Among Older Veterans with Diabetes, Few with Low Glucose or Blood Pressure Levels Undergo Treatment De-intensification
Clinical practice guidelines and quality of care initiatives for hemoglobin A1c and blood pressure (BP) control have long focused on intensifying therapy to achieve target risk factor levels, such as reducing A1c levels to under 7% or BP levels to under 140/90 mmHg. However, over the last decade research has shown that overly-intensive control can be harmful, and that the same clinical practice guidelines and quality of care measures that prevent under-treatment can lead to over-treatment. This study sought to describe the frequency and predictors of treatment de-intensification among potentially over-treated older Veterans with diabetes. Using VA data, investigators identified Veterans ages 70 or older who received BP- or glucose-lowering medications in the VA healthcare system during 2012 (n=211,667). Veterans were considered to have been de-intensified if they did not refill a previously prescribed BP- or A1c-lowering medication for 180 days after the index measurement, or if their next medication refill after the index measurement was at a lower dose. Patients' life expectancy was estimated based on their age and comorbidities.

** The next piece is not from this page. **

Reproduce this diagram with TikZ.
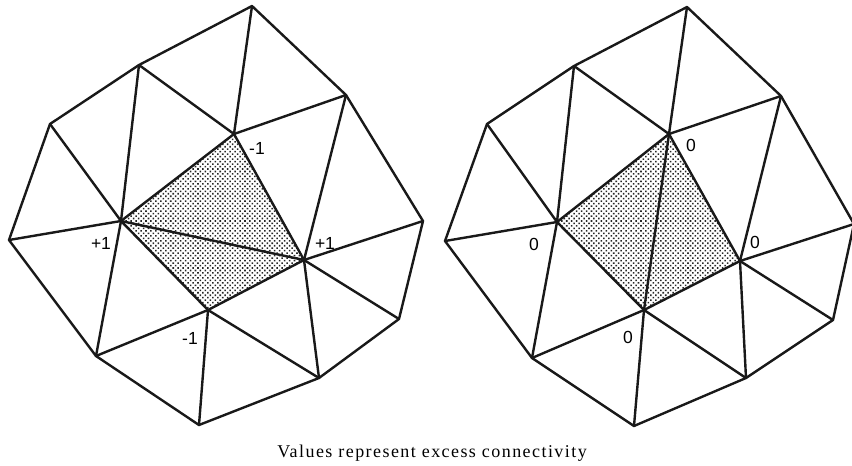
\documentclass[tikz,border=0pt]{standalone}
\usepackage{fontspec}
\setmainfont{Liberation Serif}
\setsansfont{Liberation Sans}
\usetikzlibrary{patterns.meta,backgrounds}

\begin{document}
\begin{tikzpicture}[
  x=1pt, y=-1pt,
  edge/.style={line width=2.4pt, line cap=round, line join=round, black!90},
  val/.style={inner sep=0pt, font=\sffamily\fontsize{17.5}{18}\selectfont},
  shade/.style={pattern={Dots[distance=3.5pt, radius=1.1pt, angle=45]}, pattern color=black!85},
  note/.style={inner sep=0pt, font=\fontsize{18}{19}\selectfont},
]
\useasboundingbox (0,0) rectangle (852,466);

% left mesh
\coordinate (lt) at (252,6);
\coordinate (la) at (139,65);
\coordinate (lb) at (50,124);
\coordinate (lc) at (9,240);
\coordinate (ld) at (96,356);
\coordinate (le) at (199,425);
\coordinate (lf) at (319,378);
\coordinate (lg) at (399,319);
\coordinate (lh) at (423,221);
\coordinate (li) at (346,95);
\coordinate (lA) at (121,221);
\coordinate (lB) at (234,134);
\coordinate (lC) at (304,260);
\coordinate (lD) at (208,310);

% right mesh
\coordinate (rt) at (687,7);
\coordinate (ra) at (574,66);
\coordinate (rb) at (487,124);
\coordinate (rc) at (445,241);
\coordinate (rd) at (532,358);
\coordinate (re) at (634,426);
\coordinate (rf) at (746,378);
\coordinate (rg) at (833,320);
\coordinate (rh) at (854,224);
\coordinate (ri) at (781,96);
\coordinate (rA) at (557,222);
\coordinate (rB) at (669,134);
\coordinate (rC) at (740,261);
\coordinate (rD) at (644,310);

\begin{scope}[on background layer]
  \fill[shade] (lA) -- (lB) -- (lC) -- (lD) -- cycle;
  \fill[shade] (rA) -- (rB) -- (rC) -- (rD) -- cycle;
\end{scope}

\draw[edge] (lt) -- (la) -- (lb) -- (lc) -- (ld) -- (le) -- (lf) -- (lg) -- (lh) -- (li) -- cycle;
\draw[edge] (lA) -- (lB) -- (lC) -- (lD) -- cycle;
\draw[edge] (lA) -- (lC);
\draw[edge] (lt) -- (lB);
\draw[edge] (la) -- (lB);
\draw[edge] (la) -- (lA);
\draw[edge] (lb) -- (lA);
\draw[edge] (lc) -- (lA);
\draw[edge] (ld) -- (lA);
\draw[edge] (li) -- (lB);
\draw[edge] (li) -- (lC);
\draw[edge] (lh) -- (lC);
\draw[edge] (lg) -- (lC);
\draw[edge] (lf) -- (lC);
\draw[edge] (lf) -- (lD);
\draw[edge] (le) -- (lD);
\draw[edge] (ld) -- (lD);

\draw[edge] (rt) -- (ra) -- (rb) -- (rc) -- (rd) -- (re) -- (rf) -- (rg) -- (rh) -- (ri) -- cycle;
\draw[edge] (rA) -- (rB) -- (rC) -- (rD) -- cycle;
\draw[edge] (rB) -- (rD);
\draw[edge] (rt) -- (rB);
\draw[edge] (ra) -- (rB);
\draw[edge] (ra) -- (rA);
\draw[edge] (rb) -- (rA);
\draw[edge] (rc) -- (rA);
\draw[edge] (rd) -- (rA);
\draw[edge] (ri) -- (rB);
\draw[edge] (ri) -- (rC);
\draw[edge] (rh) -- (rC);
\draw[edge] (rg) -- (rC);
\draw[edge] (rf) -- (rC);
\draw[edge] (rf) -- (rD);
\draw[edge] (re) -- (rD);
\draw[edge] (rd) -- (rD);

\node[val] (vlB) at (257,148) {-1};
\node[val] (vlA) at (101,243) {+1};
\node[val] (vlC) at (325,243) {+1};
\node[val] (vlD) at (190,338) {-1};

\node[val] (vrB) at (691,145) {0};
\node[val] (vrA) at (534,244) {0};
\node[val] (vrC) at (755,242) {0};
\node[val] (vrD) at (628,337) {0};

\node[note] (cap) at (432,453) {\addfontfeature{LetterSpace=8}Values represent excess connectivity};
\end{tikzpicture}
\end{document}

- Among older Veterans with diabetes who were treated for BP or blood glucose control, Veterans' BP or A1c levels had only a weak relationship to the likelihood of de-intensification.
- Of the 104,486 Veterans with BP that was not low (130/65 mmHg or greater), 15% had a BP medication de-intensified; of the 25,955 Veterans with moderately low BP (120-129 mmHg systolic BP), 16% were de-intensified; and among the 81,226 Veterans with very low BP (systolic BP less than 120), 19% were de-intensified.
- Of the 143,305 Veterans whose A1c was not low (6.5% or greater), 18% had a diabetes medication de-intensified; of the 23,769 with moderately low A1c (6.0% to 6.4%), 21% were de-intensified; and of the 12,917 with very low A1c (less than 6.0%), 27% were de-intensified.
- There was a modest association between a patient's estimated life expectancy and de-intensification rates, but there was no consistent interaction between a patient's life expectancy, de-intensification rates, and BP or A1c levels.
- Although data are from just before VA efforts to reduce over-treatment began, among older Veterans with very low A1c and BP levels, 27% or fewer received medication de-intensification, representing a lost opportunity to reduce over-treatment. Authors suggest that practice guidelines and performance measures should focus more on reducing over-treatment through de-intensification. VA HSR&D's Quality Enhancement Research Initiative (QUERI) is also examining this issue in its newly funded program, "Improving Safety and Quality through Evidence-Based De-Implementation of Ineffective Diagnostics and Therapeutics."
- Pharmacy records underestimate medication intensity for Veterans who get medication outside VA; therefore some patients may have been missed who were eligible for de-intensification or who were de-intensified via pharmacies outside VA.
- Some Veterans with transiently low A1c or BP levels may not require de-intensification.
Sussman J, Kerr E, Saini S, et al. Rates of De-intensification of Blood Pressure and Glycemic Medication Treatment Based on Levels of Control and Life Expectancy in Older Patients with Diabetes Mellitus. JAMA Internal Medicine. December 1, 2015;175(12):1942-49.